The show probably lasted a season too long. Much like Mr. Magoo wore out his welcome by continually mistaking things for something else, the final “Hillbillies” season made Granny the butt of the joke by mistaking grunion for… well, my mind has blocked whatever it was. The continuing storyline didn’t help. But the show was fun while at the top of its game.

One of the things I didn’t learn until years after the series left prime-time was that Irene Ryan wasn’t a little old lady. Nor did I realise she was part of the vaudeville team of Tim Ryan and Irene Noblette. They were, among other things, stars of a series of short films for Educational (“The Spice of the Program”) in the mid-‘30s and Jack Benny’s summer replacement on radio in 1936. She later appeared as a regular on Bob Hope’s radio show and if you listen closely to the old broadcasts, you can recognise the voice. Dennis Day once told a story about how he was travelling to Los Angeles from New York to audition for the Benny show. He’d never been west before. His mother recognised Tim and Irene making the same trip and asked them to look after him.

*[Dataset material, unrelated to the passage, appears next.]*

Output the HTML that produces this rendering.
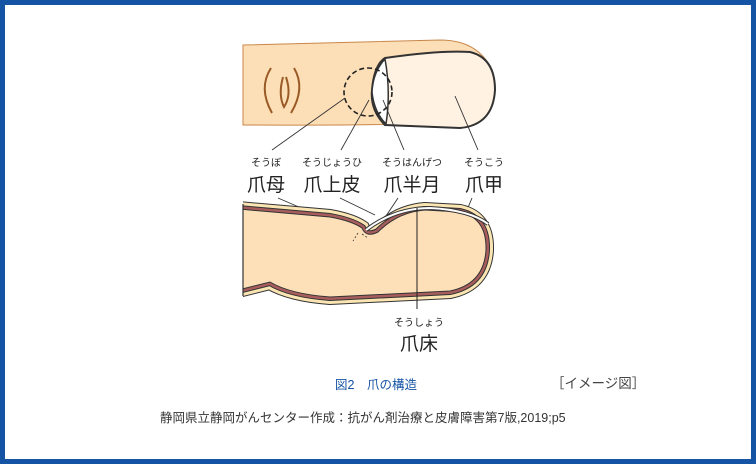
<!DOCTYPE html>
<html><head><meta charset="utf-8"><style>
html,body{margin:0;padding:0;}
body{width:756px;height:464px;overflow:hidden;background:#fff;font-family:"Liberation Sans","Noto Sans CJK JP",sans-serif;}
.frame{position:absolute;left:0;top:0;width:746px;height:454px;border:5px solid #1553a5;}
</style></head><body>
<div class="frame"></div>
<svg width="756" height="464" style="position:absolute;left:0;top:0" font-family="Liberation Sans, Noto Sans CJK JP, sans-serif">
<defs><clipPath id="c"><rect x="243" y="0" width="400" height="464"/></clipPath></defs>
<path d="M243,45 L440,40 Q478,40 492,70 Q500,105 470,120 Q440,126 243,125 Z" fill="#fddfb7" stroke="#c8874a" stroke-width="1"/>
<path d="M271,68 Q258,88 272,113 M294,68 Q306,88 291,113 M283,77 Q278,95 284,107 Q292,95 286,77" fill="none" stroke="#9a5a25" stroke-width="2"/>
<path d="M385,58 Q440,50 470,52 Q495,58 495,90 Q493,125 460,128 L385,125 Q370,110 372,90 Q374,65 385,58 Z" fill="#fff2e2" stroke="#333" stroke-width="2"/>
<path d="M385,59 Q373,72 372,92 Q374,112 386,124 Q391,92 385,59Z" fill="#fff" stroke="#333" stroke-width="1.5"/>
<circle cx="368" cy="92" r="24" fill="none" stroke="#222" stroke-width="1.6" stroke-dasharray="5,3"/>
<g stroke="#333" stroke-width="0.9">
<line x1="272" y1="150" x2="345" y2="98"/><line x1="341" y1="150" x2="369" y2="100"/>
<line x1="404" y1="150" x2="383" y2="100"/><line x1="478" y1="150" x2="455" y2="96"/>
<line x1="278" y1="198" x2="352" y2="230"/><line x1="340" y1="198" x2="375" y2="215"/>
<line x1="398" y1="198" x2="386" y2="216"/><line x1="472" y1="198" x2="467" y2="210"/>
</g>
<g fill="#222" text-anchor="middle">
<text x="266" y="166" font-size="10">そうぼ</text>
<text x="332" y="166" font-size="10">そうじょうひ</text>
<text x="412" y="166" font-size="10">そうはんげつ</text>
<text x="484" y="166" font-size="10">そうこう</text>
<text x="266" y="191" font-size="19">爪母</text>
<text x="332" y="191" font-size="19">爪上皮</text>
<text x="412" y="191" font-size="19">爪半月</text>
<text x="484" y="191" font-size="19">爪甲</text>
<text x="419" y="326" font-size="10">そうしょう</text>
<text x="419" y="350" font-size="19">爪床</text>
</g>
<g clip-path="url(#c)" fill="none">
<path d="M238,209 L330,217 Q352,221 362,228 Q366,238 378,232 Q398,212 425,210 L460,212 Q487,218 486,250 Q484,284 450,291 L330,297 Q290,294 270,282 L238,290" stroke="#333" stroke-width="16"/>
<path d="M238,209 L330,217 Q352,221 362,228 Q366,238 378,232 Q398,212 425,210 L460,212 Q487,218 486,250 Q484,284 450,291 L330,297 Q290,294 270,282 L238,290" stroke="#fbe6b3" stroke-width="14"/>
<path d="M238,209 L330,217 Q352,221 362,228 Q366,238 378,232 Q398,212 425,210 L460,212 Q487,218 486,250 Q484,284 450,291 L330,297 Q290,294 270,282 L238,290" stroke="#333" stroke-width="8"/>
<path d="M238,209 L330,217 Q352,221 362,228 Q366,238 378,232 Q398,212 425,210 L460,212 Q487,218 486,250 Q484,284 450,291 L330,297 Q290,294 270,282 L238,290" stroke="#a85d5d" stroke-width="6"/>
<path d="M238,209 L330,217 Q352,221 362,228 Q366,238 378,232 Q398,212 425,210 L460,212 Q487,218 486,250 Q484,284 450,291 L330,297 Q290,294 270,282 L238,290 Z" fill="#fde0b8" stroke="#333" stroke-width="1"/>
</g>
<line x1="243" y1="204" x2="243" y2="296" stroke="#333" stroke-width="1.2"/>
<path d="M366,230 Q395,208 430,208 Q470,210 488,224" fill="none" stroke="#333" stroke-width="4"/>
<path d="M366,230 Q395,208 430,208 Q470,210 488,224" fill="none" stroke="#fff" stroke-width="2"/>
<path d="M358,233 L353,241 M362,234 L368,238" stroke="#333" stroke-width="0.8" stroke-dasharray="2,2"/>
<line x1="417" y1="208" x2="417" y2="309" stroke="#222" stroke-width="1"/>
<text x="335" y="389" font-size="12.5" fill="#1553a5">図2　爪の構造</text>
<text x="551" y="388" font-size="13.5" fill="#444">［イメージ図］</text>
<text x="160" y="422" font-size="12.5" fill="#333">静岡県立静岡がんセンター作成：抗がん剤治療と皮膚障害第7版,2019;p5</text>
</svg>
</body></html>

Here she is in the 1944 film “Hot Rhythm,” courtesy of a camera-phone pointed at a TV.



A P.S.—Justin Ebsen posted this note on Facebook: “Okay, now a fun fact: Dad (Jed) was almost killed when in the episode where Jethro becomes a secret agent, he tries to make the Hillbilly truck fly. It was running up on some scaffolding and began to fall when Max Baer Jr. grabbed my dad and pulled him to safety.”